SEC clamps down on ETFs using "blockchain" in their tickers

14 Apr, 2019
by Richard Allen
Blockchain
SEC clamps down on ETFs using blockchain in their tickers

The United States Securities and Exchange Commission (SEC) has reportedly required two funds to remove the word “blockchain” from their monikers, according to a Bloomberg article.

The article cites sources close to the matter who state both Amplify and Reality Shares ETFs both referenced blockchain technology in early filings but had to adopt different names at the last minute in 2018.

While both removed the word from the filing, the funds’ tickers still refer to the technology. Amplify’s funds are traded as BLOK, describing the product as a “transformational data sharing ETF. Reality Shares have adopted the title BLCN, describing its product as “Nasdaq NexGen economy ETF.”

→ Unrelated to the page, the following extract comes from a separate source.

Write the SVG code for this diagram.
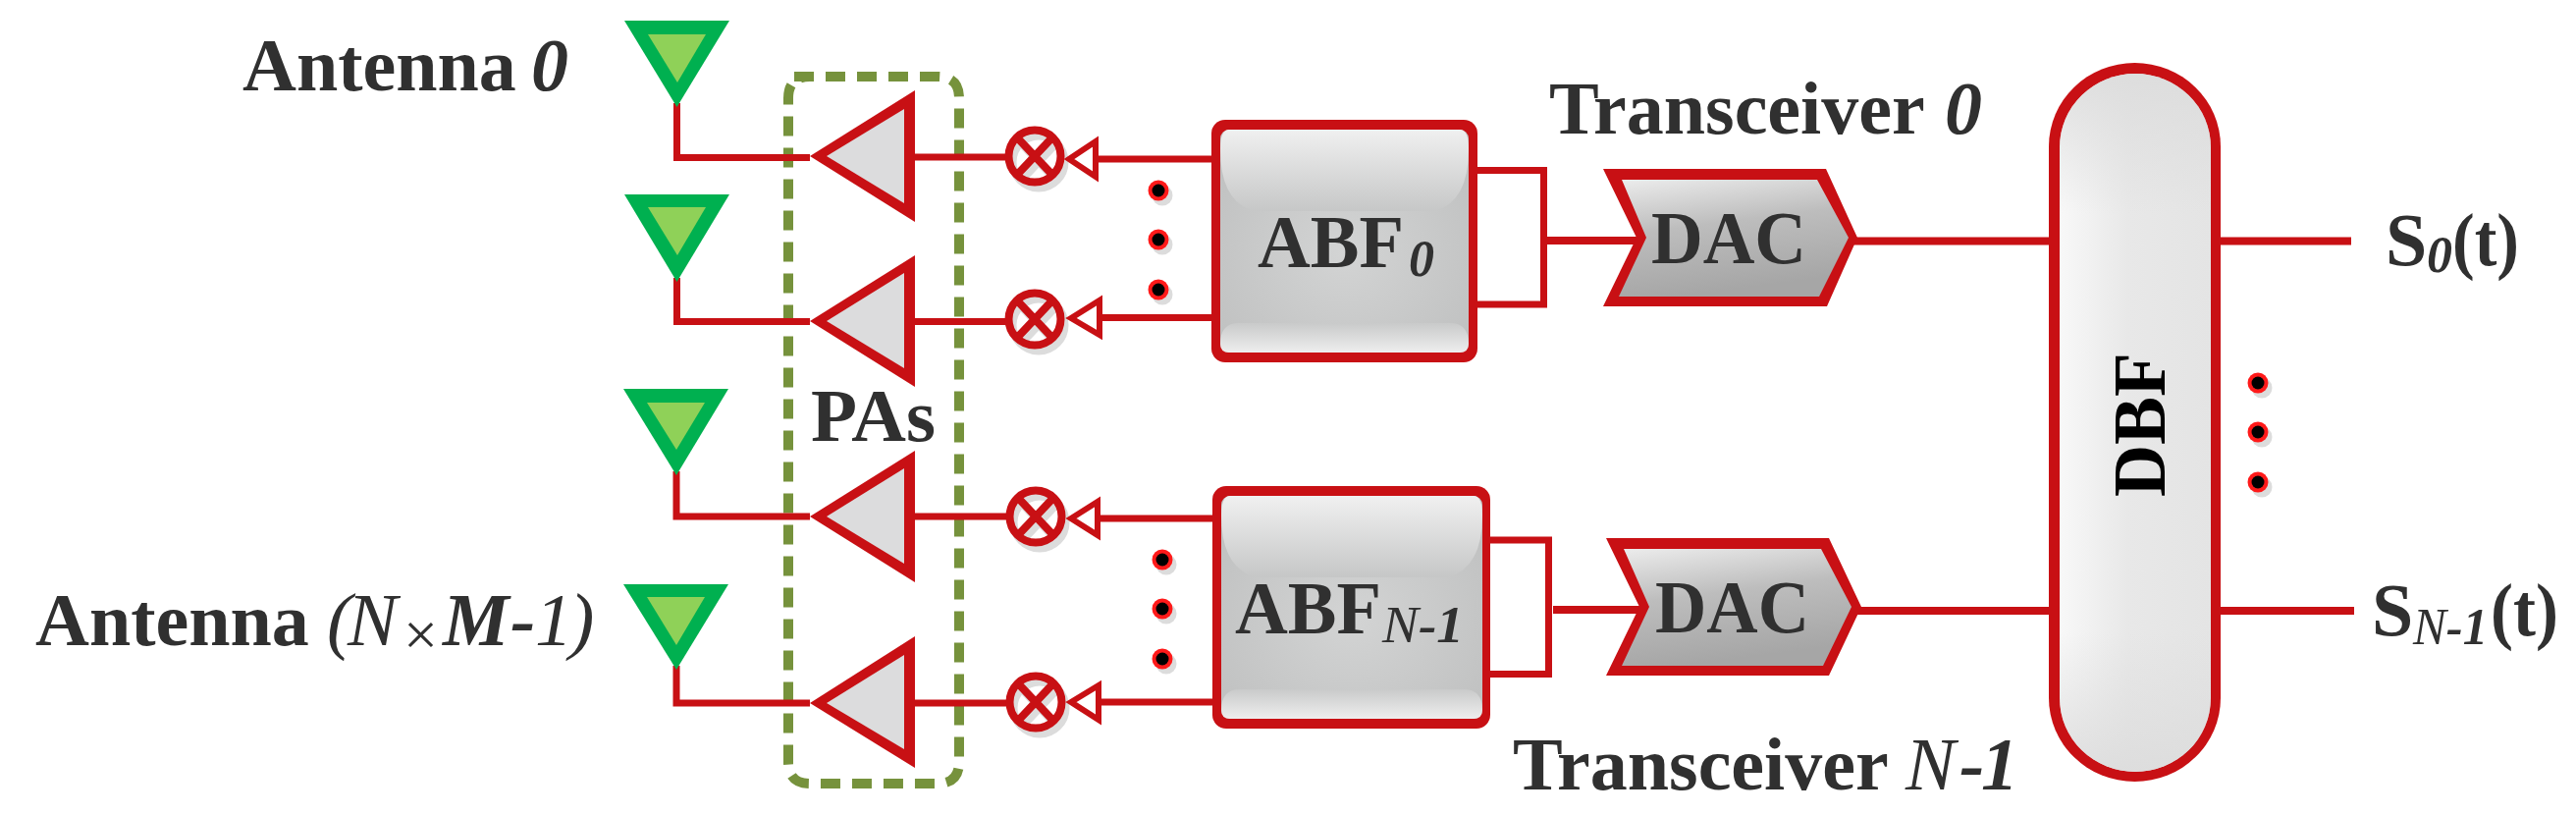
<svg xmlns="http://www.w3.org/2000/svg" xmlns:xlink="http://www.w3.org/1999/xlink" width="2624" height="830" viewBox="0 0 2624 830">
<style>
text{font-family:"Liberation Serif","Times New Roman",serif;font-weight:700;fill:#303030;font-size:76px}
.sub{font-size:52px}
.i{font-style:italic}
.n{font-weight:400}
.w{fill:none;stroke:#c81014;stroke-linejoin:miter}
.ant{fill:#00b050}
.antin{fill:#8fd158}
.pa{fill:#c81014}
.pain{fill:#dcdcdd}
.arr{fill:#fff;stroke:#c81014;stroke-width:6}
.red{fill:#c81014}
</style>
<defs>
<linearGradient id="abfTop" x1="0" y1="0" x2="0" y2="1"><stop offset="0" stop-color="#f0f0f0"/><stop offset="1" stop-color="#c6c7c7"/></linearGradient>
<linearGradient id="abfBot" x1="0" y1="0" x2="0" y2="1"><stop offset="0" stop-color="#c9caca"/><stop offset="1" stop-color="#eeeeee"/></linearGradient>
<radialGradient id="abfMid" cx="0.5" cy="0.55" r="0.6"><stop offset="0" stop-color="#d3d4d4"/><stop offset="1" stop-color="#c1c2c2"/></radialGradient>
<linearGradient id="dacG" x1="0" y1="0" x2="0.25" y2="1"><stop offset="0" stop-color="#ececec"/><stop offset="0.45" stop-color="#bdbdbd"/><stop offset="1" stop-color="#a6a6a6"/></linearGradient>
<linearGradient id="dbfG" x1="0" y1="0" x2="1" y2="0"><stop offset="0" stop-color="#f8f8f8"/><stop offset="0.45" stop-color="#e8e8e8"/><stop offset="1" stop-color="#e4e4e4"/></linearGradient>
<linearGradient id="dbfV" x1="0" y1="0" x2="0" y2="1"><stop offset="0" stop-color="#dcdcdc" stop-opacity="0.9"/><stop offset="0.2" stop-color="#dcdcdc" stop-opacity="0"/><stop offset="0.8" stop-color="#dcdcdc" stop-opacity="0"/><stop offset="1" stop-color="#dcdcdc" stop-opacity="0.9"/></linearGradient>
<g id="mixer">
<g transform="translate(4,6)" fill="none" stroke="#dcdcdc" stroke-width="8"><circle r="26.500"/><path d="M-18-19L18 19M18-19L-18 19"/></g>
<g fill="none" stroke="#c81014" stroke-width="8"><circle r="26.500"/><path d="M-18-19L18 19M18-19L-18 19"/></g>
</g>
<g id="dot">
<circle cx="4" cy="5" r="10.500" fill="#dcdcdc"/>
<circle r="10.500" fill="#ff1a1a"/>
<circle r="6.500" fill="#000"/>
</g>
</defs>
<rect width="2624" height="830" fill="#fff"/>

<g id="pa-group-box"><path d="M809 78H955Q977 78 977 100V776Q977 798 955 798H825Q803 798 803 776V100Q803 78 825 78Z" fill="none" stroke="#76923c" stroke-width="10" stroke-dasharray="20 12"/></g>

<g id="connectors">
<path class="w" stroke-width="7" d="M689.500 105V160.500H825"/>
<path class="w" stroke-width="7" d="M689.500 283V327.500H825"/>
<path class="w" stroke-width="7" d="M689 480V526H825"/>
<path class="w" stroke-width="7" d="M689 678V716H825"/>
<path class="w" stroke-width="7" d="M932 160H1030M932 327.500H1030M932 526H1030M932 716H1030"/>
<path class="w" stroke-width="7" d="M1119 162H1234M1123 323.500H1234M1121 528H1235M1122 715H1235"/>
<path class="w" stroke-width="7" d="M1505 173.500H1572.500V310H1505"/>
<path class="w" stroke-width="7" d="M1518 550H1577.500V686.500H1518"/>
<path class="w" stroke-width="8" d="M1576 245H1670M1582 621H1672"/>
<path class="w" stroke-width="8" d="M1888 245.500H2087M2262 245.500H2395M1892 622H2087M2262 622H2398"/>
</g>

<g id="antenna-0"><polygon class="ant" points="636,21 743,21 689.500,109"/><polygon class="antin" points="660,35 719,35 690,84"/></g>
<g id="antenna-1"><polygon class="ant" points="636,198 743,198 689.500,287"/><polygon class="antin" points="660,211 719,211 690,260"/></g>
<g id="antenna-2"><polygon class="ant" points="635,396 742,396 689,484"/><polygon class="antin" points="659,410 718,410 689,458"/></g>
<g id="antenna-3"><polygon class="ant" points="635,595 742,595 689,682"/><polygon class="antin" points="659,608 718,608 689,657"/></g>

<g id="pa-0"><polygon class="pa" points="825,159 932,92 932,226"/><polygon class="pain" points="842,159 921,111 921,207"/></g>
<g id="pa-1"><polygon class="pa" points="825,327 932,260 932,394"/><polygon class="pain" points="842,327 921,278 921,375"/></g>
<g id="pa-2"><polygon class="pa" points="825,526 932,459 932,593"/><polygon class="pain" points="842,526 921,477 921,574"/></g>
<g id="pa-3"><polygon class="pa" points="825,716 932,648 932,782"/><polygon class="pain" points="842,716 921,667 921,763"/></g>

<g id="mixer-0"><use xlink:href="#mixer" href="#mixer" x="1054" y="159"/><polygon class="arr" points="1089,162 1116,144 1116,180"/></g>
<g id="mixer-1"><use xlink:href="#mixer" href="#mixer" x="1054" y="325"/><polygon class="arr" points="1091,324 1120,306 1120,341"/></g>
<g id="mixer-2"><use xlink:href="#mixer" href="#mixer" x="1055" y="526"/><polygon class="arr" points="1091,528 1118,511 1118,545"/></g>
<g id="mixer-3"><use xlink:href="#mixer" href="#mixer" x="1055" y="715"/><polygon class="arr" points="1091,715 1119,698 1119,733"/></g>

<g id="dots-upper"><use xlink:href="#dot" href="#dot" x="1180" y="194"/><use xlink:href="#dot" href="#dot" x="1180" y="244"/><use xlink:href="#dot" href="#dot" x="1180" y="295"/></g>
<g id="dots-lower"><use xlink:href="#dot" href="#dot" x="1184" y="570"/><use xlink:href="#dot" href="#dot" x="1184" y="620"/><use xlink:href="#dot" href="#dot" x="1184" y="671"/></g>
<g id="dots-right"><use xlink:href="#dot" href="#dot" x="2300" y="390"/><use xlink:href="#dot" href="#dot" x="2300" y="440"/><use xlink:href="#dot" href="#dot" x="2300" y="491"/></g>

<g id="abf-0">
<rect x="1234" y="122" width="271" height="247" rx="14" class="red"/>
<rect x="1243" y="132" width="253" height="227" rx="9" fill="url(#abfMid)"/>
<path d="M1243 152Q1243 132 1252 132H1487Q1496 132 1496 152Q1496 205 1462 215H1277Q1243 205 1243 152Z" fill="url(#abfTop)"/>
<path d="M1243 350Q1243 329 1262 329H1477Q1496 329 1496 350Q1496 359 1487 359H1252Q1243 359 1243 350Z" fill="url(#abfBot)"/>
<text x="1281" y="272" textLength="149" lengthAdjust="spacingAndGlyphs">ABF</text>
<text class="sub i" x="1435" y="281">0</text>
</g>
<g id="abf-1">
<rect x="1235" y="495" width="283" height="247" rx="14" class="red"/>
<rect x="1244" y="505" width="266" height="227" rx="9" fill="url(#abfMid)"/>
<path d="M1244 525Q1244 505 1253 505H1501Q1510 505 1510 525Q1510 578 1475 588H1279Q1244 578 1244 525Z" fill="url(#abfTop)"/>
<path d="M1244 723Q1244 702 1263 702H1491Q1510 702 1510 723Q1510 732 1501 732H1253Q1244 732 1244 723Z" fill="url(#abfBot)"/>
<text x="1258" y="645" textLength="149" lengthAdjust="spacingAndGlyphs">ABF</text>
<text class="sub i" x="1408" y="654" textLength="83" lengthAdjust="spacingAndGlyphs"><tspan class="n">N</tspan>-1</text>
</g>

<g id="dac-0">
<polygon class="red" points="1633,172 1860,172 1892,242 1861,312 1633,312 1667,242"/>
<polygon points="1652,183 1851,183 1883,242 1853,302 1649,302 1677,242" fill="url(#dacG)"/>
<text x="1682" y="268" textLength="158" lengthAdjust="spacingAndGlyphs">DAC</text>
</g>
<g id="dac-1">
<polygon class="red" points="1636,548 1863,548 1896,618 1863,688 1636,688 1670,618"/>
<polygon points="1654,559 1855,559 1886,618 1857,678 1652,678 1680,618" fill="url(#dacG)"/>
<text x="1686" y="644" textLength="157" lengthAdjust="spacingAndGlyphs">DAC</text>
</g>

<g id="dbf">
<rect x="2087" y="64" width="175" height="732" rx="87.500" ry="85" class="red"/>
<rect x="2098" y="75" width="154" height="711" rx="77" ry="75" fill="url(#dbfG)"/>
<rect x="2098" y="75" width="154" height="711" rx="77" ry="75" fill="url(#dbfV)"/>
<text x="0" y="0" transform="translate(2205,506) rotate(-90)" style="fill:#000" textLength="147" lengthAdjust="spacingAndGlyphs">DBF</text>
</g>

<g id="labels">
<text x="247" y="92">Antenna</text><text class="i" x="541" y="92">0</text>
<text x="36" y="657">Antenna</text>
<text class="i n" x="333" y="657">(</text>
<text class="i n" x="354" y="657">N</text>
<text class="n" x="411" y="667" style="font-size:62px">×</text>
<text class="i" x="451" y="657">M</text>
<text class="i" x="520" y="657">-</text>
<text class="i n" x="545" y="657">1</text>
<text class="i n" x="580" y="657">)</text>
<text x="826" y="449" textLength="127" lengthAdjust="spacingAndGlyphs">PAs</text>
<text x="1578" y="136">Transceiver</text><text class="i" x="1981" y="136">0</text>
<text x="1541" y="804">Transceiver</text>
<text class="i n" x="1941" y="804">N</text><text class="i" x="1996" y="804">-</text><text class="i" x="2018" y="804">1</text>
<text x="2430" y="270">S</text><text class="sub i" x="2472" y="277">0</text><text x="2498" y="270" textLength="68" lengthAdjust="spacingAndGlyphs">(t)</text>
<text x="2416" y="647">S</text><text class="sub i" x="2458" y="656" textLength="76" lengthAdjust="spacingAndGlyphs"><tspan class="n">N</tspan>-1</text><text x="2537" y="647" textLength="69" lengthAdjust="spacingAndGlyphs">(t)</text>
</g>
</svg>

Bloomberg goes on to say that there were additional blockchain-related funds that were required to change their names at the SEC’s request.

As CoinTelegraph reports, the Investment Company Act of 1940 states that issuers are prohibited from using “materially deceptive or misleading” names. In 2001, the SEC implemented the Names Rule (Rule 35d) in an effort to clarify the guidelines. As such, funds are required to ensure at least 80% of assets coincide with the description of their monikers.

Bloomberg writes that this is all part of the SEC’s attempt to get a handle on the rapidly increasing number of ETF’s launched by funds offering a wide range of investments. Between 2014 and 2018, the number of assets in these funds as almost tripled.